§ Short exercise: Print word for word the first line of the listing below and every line after it, through the line with "const yTitle = 'سطح آب (متر)';". Leave out the pictures and the rest.

§ Information shown:
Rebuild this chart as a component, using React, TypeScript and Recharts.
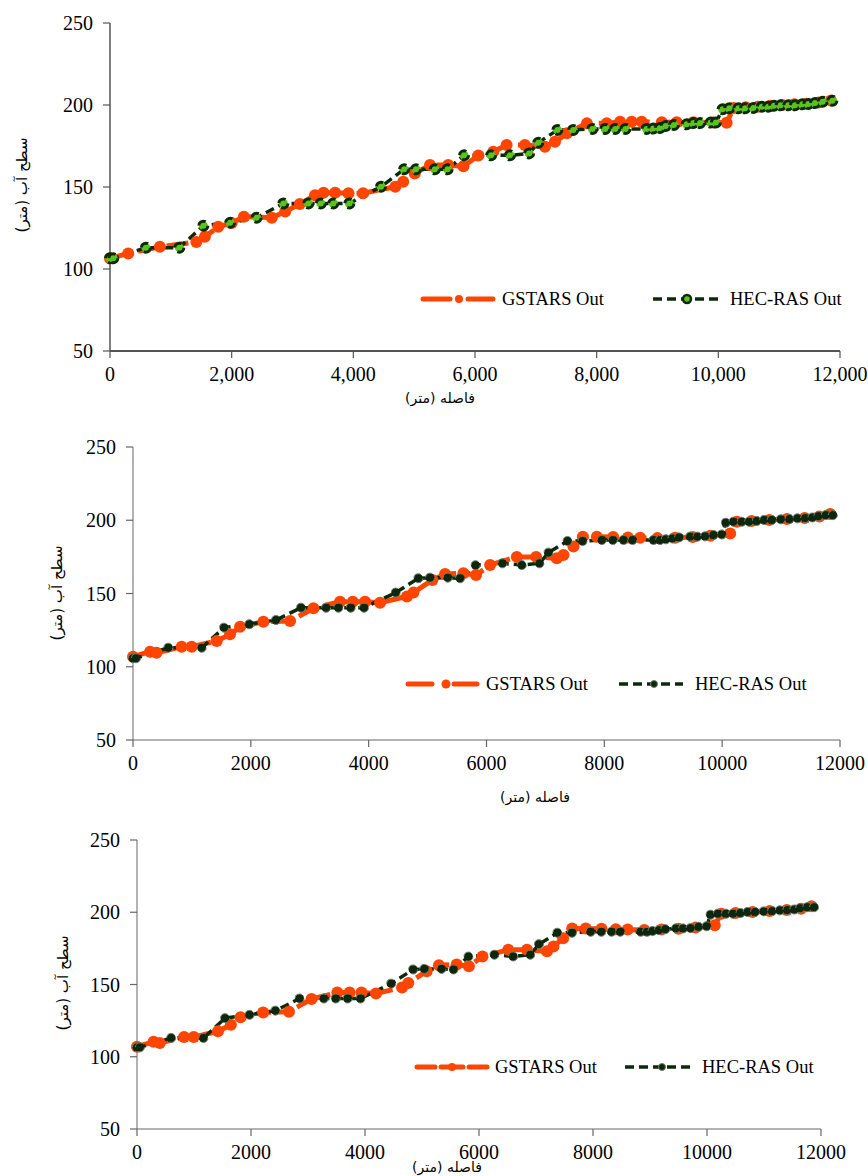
import React from 'react';
import { LineChart, Line, XAxis, YAxis } from 'recharts';

type P = [number, number];

const xTicks = [0, 2000, 4000, 6000, 8000, 10000, 12000];
const yTicks = [50, 100, 150, 200, 250];
const seriesNames = ['GSTARS Out', 'HEC-RAS Out'];
const xTitle = 'فاصله (متر)';
const yTitle = 'سطح آب (متر)';

// ---- Panel 1 ----
const gstars1: P[] = [
  [0, 106.5], [300, 109.5], [820, 113.5], [1420, 116.5], [1560, 119.7], [1780, 125.8], [2000, 128],
  [2200, 131.9], [2660, 131.3], [2880, 135], [3120, 139.6], [3370, 145], [3510, 146.5], [3700, 146.5],
  [3920, 146.2], [4160, 146.2], [4690, 150.2], [4820, 153.2], [5010, 158.3], [5260, 163.4], [5560, 163.4],
  [5810, 162.6], [6055, 169.2], [6300, 171.5], [6520, 175.6], [6820, 175.6], [7150, 174.6], [7315, 177.6],
  [7510, 182.7], [7840, 188.8], [8165, 188.8], [8385, 189.8], [8575, 189.8], [8740, 189.8], [9070, 189.5],
  [9316, 189.5], [9590, 189.5], [9918, 189.3], [10137, 189.2], [10250, 198.2], [10450, 198.6], [10650, 199],
  [10850, 199.5], [11050, 200], [11250, 200.4], [11450, 200.8], [11650, 201.5], [11850, 202.8],
];
const hecras1: P[] = [
  [0, 106.5], [54, 106.5], [590, 113], [1140, 113], [1535, 126.4], [1975, 128.2], [2410, 131.3],
  [2850, 140], [3260, 140], [3465, 140], [3670, 140], [3935, 140], [4455, 150.2], [4835, 160.8],
  [5030, 160.8], [5340, 160.8], [5550, 160.8], [5820, 169.3], [6265, 169.3], [6575, 169.3], [6890, 170.5],
  [7040, 177], [7355, 184.8], [7615, 184.8], [7930, 185.4], [8140, 185.4], [8305, 185.4], [8475, 185.4],
  [8820, 185.4], [8930, 185.6], [9040, 186], [9135, 187.2], [9270, 187.8], [9480, 188.2], [9590, 189],
  [9700, 189], [9875, 189.3], [9960, 189.3], [10070, 197.4], [10180, 198], [10330, 198], [10440, 198],
  [10575, 198.2], [10715, 199], [10820, 199], [10915, 199.5], [11025, 199.8], [11150, 199.8], [11260, 199.8],
  [11380, 200.4], [11480, 200.6], [11590, 201.2], [11715, 202], [11875, 202.6],
];

// ---- Panel 2 ----
const gstars2: P[] = [
  [0, 106.9], [290, 110.3], [400, 109.5], [826, 113.7], [996, 113.7], [1421, 117.6], [1647, 122.1],
  [1817, 127.3], [2213, 130.7], [2666, 131.2], [3062, 139.9], [3514, 144.4], [3730, 144.4], [3939, 144.4],
  [4193, 143.7], [4650, 148], [4760, 150.6], [5082, 159.2], [5297, 163.3], [5608, 163.8], [5823, 162.6],
  [6061, 169.4], [6514, 175], [6842, 175], [7193, 174], [7306, 176.3], [7476, 182], [7635, 188.7],
  [7873, 188.7], [8150, 188.5], [8400, 188.2], [8608, 188], [8900, 187.8], [9200, 188], [9500, 188.5],
  [9800, 189.5], [10136, 191], [10250, 199], [10500, 199.5], [10800, 200.2], [11100, 200.8], [11400, 201.5],
  [11650, 202.5], [11834, 204.2],
];
const hecras2: P[] = [
  [0, 105.8], [51, 105.8], [600, 113], [1166, 113], [1545, 126.7], [1975, 129], [2428, 131.9],
  [2852, 140.3], [3277, 140.3], [3486, 140.3], [3695, 140.3], [3921, 140.3], [4459, 150.6], [4844, 160.4],
  [5042, 160.8], [5342, 160.8], [5552, 160.4], [5815, 169.3], [6270, 170.6], [6599, 169.4], [6899, 170.6],
  [7052, 177.9], [7375, 185.8], [7630, 185.8], [7958, 186.5], [8145, 186.5], [8325, 186.5], [8478, 186.5],
  [8834, 186.5], [8947, 186.5], [9044, 187], [9156, 187.6], [9270, 188.3], [9457, 188.8], [9581, 188.8],
  [9711, 189], [9853, 189.9], [9994, 190.3], [10062, 198.3], [10192, 199], [10333, 199], [10458, 199],
  [10588, 199.5], [10713, 200.2], [10843, 200.2], [10996, 200.6], [11143, 200.8], [11278, 201.3],
  [11409, 201.5], [11533, 201.9], [11635, 202.8], [11760, 203.5], [11879, 203.5],
];

// ---- Panel 3 ----
const gstars3: P[] = [
  [0, 107], [290, 110.3], [400, 109.5], [826, 113.7], [996, 113.7], [1421, 117.6], [1647, 122.1],
  [1817, 127.3], [2213, 130.7], [2666, 131.2], [3062, 139.9], [3514, 144.4], [3730, 144.4], [3939, 144.4],
  [4193, 143.7], [4650, 148], [4760, 151], [5082, 159.2], [5297, 163.3], [5608, 163.8], [5823, 162.6],
  [6061, 169.4], [6514, 174], [6842, 174], [7193, 173], [7306, 176.3], [7476, 182], [7635, 188.7],
  [7873, 188.7], [8150, 188.5], [8400, 188.2], [8608, 188], [8900, 187.8], [9200, 188], [9500, 188.5],
  [9800, 189.5], [10136, 191], [10250, 199], [10500, 199.5], [10800, 200.2], [11100, 200.8], [11400, 201.5],
  [11650, 202.5], [11834, 204.2],
];
const hecras3: P[] = [
  [0, 106.5], [51, 106.5], [600, 113], [1166, 113], [1545, 126.7], [1975, 129], [2428, 131.9],
  [2852, 140.3], [3277, 140.3], [3486, 140.3], [3695, 140.3], [3921, 140.3], [4459, 150.6], [4844, 160.4],
  [5042, 160.8], [5342, 160.8], [5552, 160.4], [5815, 169.3], [6270, 170.6], [6599, 169.4], [6899, 170.6],
  [7052, 177.9], [7375, 185.8], [7630, 185.8], [7958, 186.5], [8145, 186.5], [8325, 186.5], [8478, 186.5],
  [8834, 186.5], [8947, 186.5], [9044, 187], [9156, 187.6], [9270, 188.3], [9457, 188.8], [9581, 188.8],
  [9711, 189], [9853, 189.9], [9994, 190.3], [10062, 198.3], [10192, 199], [10333, 199], [10458, 199],
  [10588, 199.5], [10713, 200.2], [10843, 200.2], [10996, 200.6], [11143, 200.8], [11278, 201.3],
  [11409, 201.5], [11533, 201.9], [11635, 202.8], [11760, 203.5], [11879, 203.5],
];

const ORANGE = '#FF4500';
const DARK = '#0B2A0B';
const LIME = '#5CC21D';
const SERIF = "'Liberation Serif', 'Times New Roman', serif";
const ARABIC = "'DejaVu Sans', sans-serif";

const toPts = (a: P[]) => a.map(([x, y]) => ({ x, y }));
const fmtComma = (v: number) => v.toLocaleString('en-US');
const fmtPlain = (v: number) => String(v);

type Cfg = {
  top: number; height: number;
  margin: { top: number; right: number; bottom: number; left: number };
  g: P[]; h: P[]; comma: boolean; variant: 1 | 2 | 3;
  axisStroke: string; axisWidth: number; xAxisWidth: number;
};

const panels: Cfg[] = [
  { top: 0, height: 410, margin: { top: 23, right: 28, bottom: 29, left: 50 }, g: gstars1, h: hecras1, comma: true, variant: 1, axisStroke: '#555', axisWidth: 1.5, xAxisWidth: 2.2 },
  { top: 410, height: 400, margin: { top: 37, right: 28, bottom: 40, left: 73 }, g: gstars2, h: hecras2, comma: false, variant: 2, axisStroke: '#666', axisWidth: 1, xAxisWidth: 1 },
  { top: 810, height: 366, margin: { top: 30, right: 47, bottom: 17, left: 77 }, g: gstars3, h: hecras3, comma: false, variant: 3, axisStroke: '#666', axisWidth: 1, xAxisWidth: 1 },
];

function Panel({ cfg }: { cfg: Cfg }) {
  const tick = { fill: '#000', fontSize: 20, fontFamily: SERIF };
  const gDash = cfg.variant === 3 ? '15 6' : '22 7';
  const hDot = cfg.variant === 1
    ? { r: 4.5, fill: LIME, stroke: DARK, strokeWidth: 3 }
    : { r: 4.5, fill: '#0D260D', stroke: '#6F7F6F', strokeWidth: 1 };
  return (
    <div style={{ position: 'absolute', left: 0, top: cfg.top }}>
      <LineChart width={868} height={cfg.height} margin={cfg.margin}>
        <XAxis
          type="number" dataKey="x" domain={[0, 12000]} ticks={xTicks} interval={0}
          tickFormatter={cfg.comma ? fmtComma : fmtPlain}
          tick={tick} tickSize={7} tickMargin={9} height={30}
          axisLine={{ stroke: cfg.axisStroke, strokeWidth: cfg.xAxisWidth }}
          tickLine={{ stroke: cfg.axisStroke, strokeWidth: 1.2 }}
        />
        <YAxis
          type="number" domain={[50, 250]} ticks={yTicks} interval={0} width={60}
          tick={tick} tickSize={7} tickMargin={10}
          axisLine={{ stroke: cfg.axisStroke, strokeWidth: cfg.axisWidth }}
          tickLine={{ stroke: cfg.axisStroke, strokeWidth: 1.2 }}
        />
        <Line
          data={toPts(cfg.g)} dataKey="y" name={seriesNames[0]} type="linear"
          stroke={ORANGE} strokeWidth={5} strokeDasharray={gDash}
          dot={{ r: 6, fill: ORANGE, stroke: 'none' }}
          activeDot={false} isAnimationActive={false}
        />
        <Line
          data={toPts(cfg.h)} dataKey="y" name={seriesNames[1]} type="linear"
          stroke={DARK} strokeWidth={3.5} strokeDasharray="9 5"
          dot={hDot} activeDot={false} isAnimationActive={false}
        />
      </LineChart>
    </div>
  );
}

type LegendCfg = {
  y: number;
  gDashes: [number, number][]; gDot: number; gR: number; gText: number;
  hFrom: number; hTo: number; hDot: number; hR: number; hText: number; variant: 1 | 2 | 3;
};

const legends: LegendCfg[] = [
  { y: 299, gDashes: [[423, 450], [468, 493]], gDot: 459, gR: 4, gText: 502, hFrom: 653, hTo: 723, hDot: 687, hR: 4, hText: 730, variant: 1 },
  { y: 684, gDashes: [[408, 432], [454, 477]], gDot: 446, gR: 4.5, gText: 486, hFrom: 619, hTo: 683, hDot: 654, hR: 3.5, hText: 695, variant: 2 },
  { y: 1067, gDashes: [[417, 435], [441, 463], [469, 487]], gDot: 452, gR: 4, gText: 495, hFrom: 625, hTo: 695, hDot: 662, hR: 3.5, hText: 702, variant: 3 },
];

function LegendItems({ l }: { l: LegendCfg }) {
  return (
    <g>
      {l.gDashes.map(([a, b], i) => (
        <line key={i} x1={a} x2={b} y1={l.y} y2={l.y} stroke={ORANGE} strokeWidth={5} strokeLinecap="round" />
      ))}
      <circle cx={l.gDot} cy={l.y} r={l.gR} fill={ORANGE} />
      <text x={l.gText} y={l.y + 6} fontFamily={SERIF} fontSize={18.5} fill="#000">{seriesNames[0]}</text>
      <line x1={l.hFrom} x2={l.hTo} y1={l.y} y2={l.y} stroke={DARK} strokeWidth={3.5} strokeDasharray="9 5" />
      {l.variant === 1
        ? <circle cx={l.hDot} cy={l.y} r={l.hR} fill={LIME} stroke={DARK} strokeWidth={2.5} />
        : <circle cx={l.hDot} cy={l.y} r={l.hR} fill="#0D260D" stroke="#6F7F6F" strokeWidth={1} />}
      <text x={l.hText} y={l.y + 6} fontFamily={SERIF} fontSize={18.5} fill="#000">{seriesNames[1]}</text>
    </g>
  );
}

const xTitlePos: [number, number][] = [[440, 398], [535, 797], [447, 1167]];
const yTitlePos: [number, number][] = [[22, 185], [57, 593], [63, 983]];

export default function App() {
  return (
    <div style={{ position: 'absolute', left: 0, top: 0, width: 868, height: 1176, background: '#fff', overflow: 'hidden' }}>
      {panels.map((p, i) => <Panel key={i} cfg={p} />)}
      <svg width={868} height={1176} style={{ position: 'absolute', left: 0, top: 0, pointerEvents: 'none' }}>
        {legends.map((l, i) => <LegendItems key={i} l={l} />)}
      </svg>
      {xTitlePos.map(([x, y], i) => (
        <div key={'x' + i} dir="rtl" style={{ position: 'absolute', left: x, top: y, transform: 'translate(-50%, -50%)', fontFamily: ARABIC, fontSize: 14, whiteSpace: 'nowrap', color: '#000' }}>{xTitle}</div>
      ))}
      {yTitlePos.map(([x, y], i) => (
        <div key={'y' + i} dir="rtl" style={{ position: 'absolute', left: x, top: y, transform: 'translate(-50%, -50%) rotate(-90deg)', fontFamily: ARABIC, fontSize: 15, whiteSpace: 'nowrap', color: '#000' }}>{yTitle}</div>
      ))}
    </div>
  );
}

§ Written answer:
Rebuild this chart as a component, using React, TypeScript and Recharts.
import React from 'react';
import { LineChart, Line, XAxis, YAxis } from 'recharts';

type P = [number, number];

const xTicks = [0, 2000, 4000, 6000, 8000, 10000, 12000];
const yTicks = [50, 100, 150, 200, 250];
const seriesNames = ['GSTARS Out', 'HEC-RAS Out'];
const xTitle = 'فاصله (متر)';
const yTitle = 'سطح آب (متر)';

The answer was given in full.